→ **WORK REQUIRED**: Copy each line below exactly and leave the pictures out.
════════════════
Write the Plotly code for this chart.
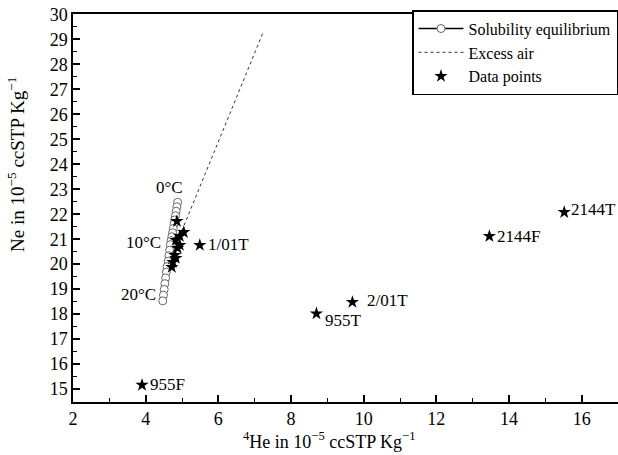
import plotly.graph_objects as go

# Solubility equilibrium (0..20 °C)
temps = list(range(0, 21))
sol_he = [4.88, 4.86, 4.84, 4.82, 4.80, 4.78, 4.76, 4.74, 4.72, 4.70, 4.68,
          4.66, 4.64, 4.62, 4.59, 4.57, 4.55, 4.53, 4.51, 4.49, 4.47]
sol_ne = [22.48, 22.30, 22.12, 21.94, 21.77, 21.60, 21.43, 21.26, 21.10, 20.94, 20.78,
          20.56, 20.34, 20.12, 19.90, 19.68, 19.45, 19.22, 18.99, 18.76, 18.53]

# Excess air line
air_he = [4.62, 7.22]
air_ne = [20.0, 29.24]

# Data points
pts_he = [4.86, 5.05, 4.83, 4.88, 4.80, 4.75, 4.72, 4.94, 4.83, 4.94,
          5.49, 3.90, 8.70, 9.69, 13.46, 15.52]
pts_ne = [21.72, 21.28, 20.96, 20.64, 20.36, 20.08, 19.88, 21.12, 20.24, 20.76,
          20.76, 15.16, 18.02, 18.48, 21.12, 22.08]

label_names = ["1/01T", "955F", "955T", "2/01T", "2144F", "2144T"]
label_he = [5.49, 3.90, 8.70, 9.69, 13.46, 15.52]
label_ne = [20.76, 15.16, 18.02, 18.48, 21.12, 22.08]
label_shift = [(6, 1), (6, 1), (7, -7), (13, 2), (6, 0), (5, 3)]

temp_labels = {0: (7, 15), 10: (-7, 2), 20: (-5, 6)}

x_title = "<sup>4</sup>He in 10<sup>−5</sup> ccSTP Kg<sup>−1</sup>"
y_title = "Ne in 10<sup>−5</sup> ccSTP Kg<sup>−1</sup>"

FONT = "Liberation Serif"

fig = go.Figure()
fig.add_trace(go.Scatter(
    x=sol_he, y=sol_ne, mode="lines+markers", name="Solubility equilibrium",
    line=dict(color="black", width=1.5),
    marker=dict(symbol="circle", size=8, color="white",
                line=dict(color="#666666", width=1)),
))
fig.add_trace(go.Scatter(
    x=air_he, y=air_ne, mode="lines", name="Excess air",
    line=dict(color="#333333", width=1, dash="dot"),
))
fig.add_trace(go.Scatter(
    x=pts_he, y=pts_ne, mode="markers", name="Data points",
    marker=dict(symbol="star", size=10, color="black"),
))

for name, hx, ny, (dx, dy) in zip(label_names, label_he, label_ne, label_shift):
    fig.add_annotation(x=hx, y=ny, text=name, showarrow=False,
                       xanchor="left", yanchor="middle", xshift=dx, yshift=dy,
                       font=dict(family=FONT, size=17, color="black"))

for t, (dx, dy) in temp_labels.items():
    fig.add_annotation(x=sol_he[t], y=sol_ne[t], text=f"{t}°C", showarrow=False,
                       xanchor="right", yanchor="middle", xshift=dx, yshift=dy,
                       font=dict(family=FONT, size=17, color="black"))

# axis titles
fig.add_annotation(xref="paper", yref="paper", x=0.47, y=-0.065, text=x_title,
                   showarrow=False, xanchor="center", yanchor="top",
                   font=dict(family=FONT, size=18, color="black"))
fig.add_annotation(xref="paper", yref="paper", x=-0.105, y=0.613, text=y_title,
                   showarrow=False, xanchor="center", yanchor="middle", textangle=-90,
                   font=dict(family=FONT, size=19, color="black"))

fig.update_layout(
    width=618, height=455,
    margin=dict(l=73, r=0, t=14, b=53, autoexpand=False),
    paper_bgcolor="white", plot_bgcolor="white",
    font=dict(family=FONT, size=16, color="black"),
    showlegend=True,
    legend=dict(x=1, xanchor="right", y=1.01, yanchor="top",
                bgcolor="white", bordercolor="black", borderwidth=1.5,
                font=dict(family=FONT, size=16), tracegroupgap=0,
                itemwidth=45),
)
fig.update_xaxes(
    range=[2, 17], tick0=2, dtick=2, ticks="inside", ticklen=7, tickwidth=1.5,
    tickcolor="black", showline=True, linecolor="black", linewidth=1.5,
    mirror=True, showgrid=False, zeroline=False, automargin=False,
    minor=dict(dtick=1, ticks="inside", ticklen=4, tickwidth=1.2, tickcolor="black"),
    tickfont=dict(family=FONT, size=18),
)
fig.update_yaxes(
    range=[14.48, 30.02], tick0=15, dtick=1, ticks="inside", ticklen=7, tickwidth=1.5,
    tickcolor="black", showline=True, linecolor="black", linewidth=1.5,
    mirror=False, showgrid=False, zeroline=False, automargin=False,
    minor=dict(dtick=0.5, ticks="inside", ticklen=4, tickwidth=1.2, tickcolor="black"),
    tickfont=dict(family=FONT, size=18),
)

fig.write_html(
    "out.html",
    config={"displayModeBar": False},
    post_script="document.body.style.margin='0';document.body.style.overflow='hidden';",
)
════════════════
→ **ANSWER FOR THIS EXERCISE**:
Write the Plotly code for this chart.
import plotly.graph_objects as go

# Solubility equilibrium (0..20 °C)
temps = list(range(0, 21))
sol_he = [4.88, 4.86, 4.84, 4.82, 4.80, 4.78, 4.76, 4.74, 4.72, 4.70, 4.68,
          4.66, 4.64, 4.62, 4.59, 4.57, 4.55, 4.53, 4.51, 4.49, 4.47]
sol_ne = [22.48, 22.30, 22.12, 21.94, 21.77, 21.60, 21.43, 21.26, 21.10, 20.94, 20.78,
          20.56, 20.34, 20.12, 19.90, 19.68, 19.45, 19.22, 18.99, 18.76, 18.53]

# Excess air line
air_he = [4.62, 7.22]
air_ne = [20.0, 29.24]

# Data points
pts_he = [4.86, 5.05, 4.83, 4.88, 4.80, 4.75, 4.72, 4.94, 4.83, 4.94,
          5.49, 3.90, 8.70, 9.69, 13.46, 15.52]
pts_ne = [21.72, 21.28, 20.96, 20.64, 20.36, 20.08, 19.88, 21.12, 20.24, 20.76,
          20.76, 15.16, 18.02, 18.48, 21.12, 22.08]

label_names = ["1/01T", "955F", "955T", "2/01T", "2144F", "2144T"]
label_he = [5.49, 3.90, 8.70, 9.69, 13.46, 15.52]
label_ne = [20.76, 15.16, 18.02, 18.48, 21.12, 22.08]
label_shift = [(6, 1), (6, 1), (7, -7), (13, 2), (6, 0), (5, 3)]

temp_labels = {0: (7, 15), 10: (-7, 2), 20: (-5, 6)}

x_title = "<sup>4</sup>He in 10<sup>−5</sup> ccSTP Kg<sup>−1</sup>"
y_title = "Ne in 10<sup>−5</sup> ccSTP Kg<sup>−1</sup>"

FONT = "Liberation Serif"

fig = go.Figure()
fig.add_trace(go.Scatter(
    x=sol_he, y=sol_ne, mode="lines+markers", name="Solubility equilibrium",
    line=dict(color="black", width=1.5),
    marker=dict(symbol="circle", size=8, color="white",
                line=dict(color="#666666", width=1)),
))
fig.add_trace(go.Scatter(
    x=air_he, y=air_ne, mode="lines", name="Excess air",
    line=dict(color="#333333", width=1, dash="dot"),
))
fig.add_trace(go.Scatter(
    x=pts_he, y=pts_ne, mode="markers", name="Data points",
    marker=dict(symbol="star", size=10, color="black"),
))

for name, hx, ny, (dx, dy) in zip(label_names, label_he, label_ne, label_shift):
    fig.add_annotation(x=hx, y=ny, text=name, showarrow=False,
                       xanchor="left", yanchor="middle", xshift=dx, yshift=dy,
                       font=dict(family=FONT, size=17, color="black"))

for t, (dx, dy) in temp_labels.items():
    fig.add_annotation(x=sol_he[t], y=sol_ne[t], text=f"{t}°C", showarrow=False,
                       xanchor="right", yanchor="middle", xshift=dx, yshift=dy,
                       font=dict(family=FONT, size=17, color="black"))

# axis titles
fig.add_annotation(xref="paper", yref="paper", x=0.47, y=-0.065, text=x_title,
                   showarrow=False, xanchor="center", yanchor="top",
                   font=dict(family=FONT, size=18, color="black"))
fig.add_annotation(xref="paper", yref="paper", x=-0.105, y=0.613, text=y_title,
                   showarrow=False, xanchor="center", yanchor="middle", textangle=-90,
                   font=dict(family=FONT, size=19, color="black"))

fig.update_layout(
    width=618, height=455,
    margin=dict(l=73, r=0, t=14, b=53, autoexpand=False),
    paper_bgcolor="white", plot_bgcolor="white",
    font=dict(family=FONT, size=16, color="black"),
    showlegend=True,
    legend=dict(x=1, xanchor="right", y=1.01, yanchor="top",
                bgcolor="white", bordercolor="black", borderwidth=1.5,
                font=dict(family=FONT, size=16), tracegroupgap=0,
                itemwidth=45),
)
fig.update_xaxes(
    range=[2, 17], tick0=2, dtick=2, ticks="inside", ticklen=7, tickwidth=1.5,
    tickcolor="black", showline=True, linecolor="black", linewidth=1.5,
    mirror=True, showgrid=False, zeroline=False, automargin=False,
    minor=dict(dtick=1, ticks="inside", ticklen=4, tickwidth=1.2, tickcolor="black"),
    tickfont=dict(family=FONT, size=18),
)
fig.update_yaxes(
    range=[14.48, 30.02], tick0=15, dtick=1, ticks="inside", ticklen=7, tickwidth=1.5,
    tickcolor="black", showline=True, linecolor="black", linewidth=1.5,
    mirror=False, showgrid=False, zeroline=False, automargin=False,
    minor=dict(dtick=0.5, ticks="inside", ticklen=4, tickwidth=1.2, tickcolor="black"),
    tickfont=dict(family=FONT, size=18),
)

fig.write_html(
    "out.html",
    config={"displayModeBar": False},
    post_script="document.body.style.margin='0';document.body.style.overflow='hidden';",
)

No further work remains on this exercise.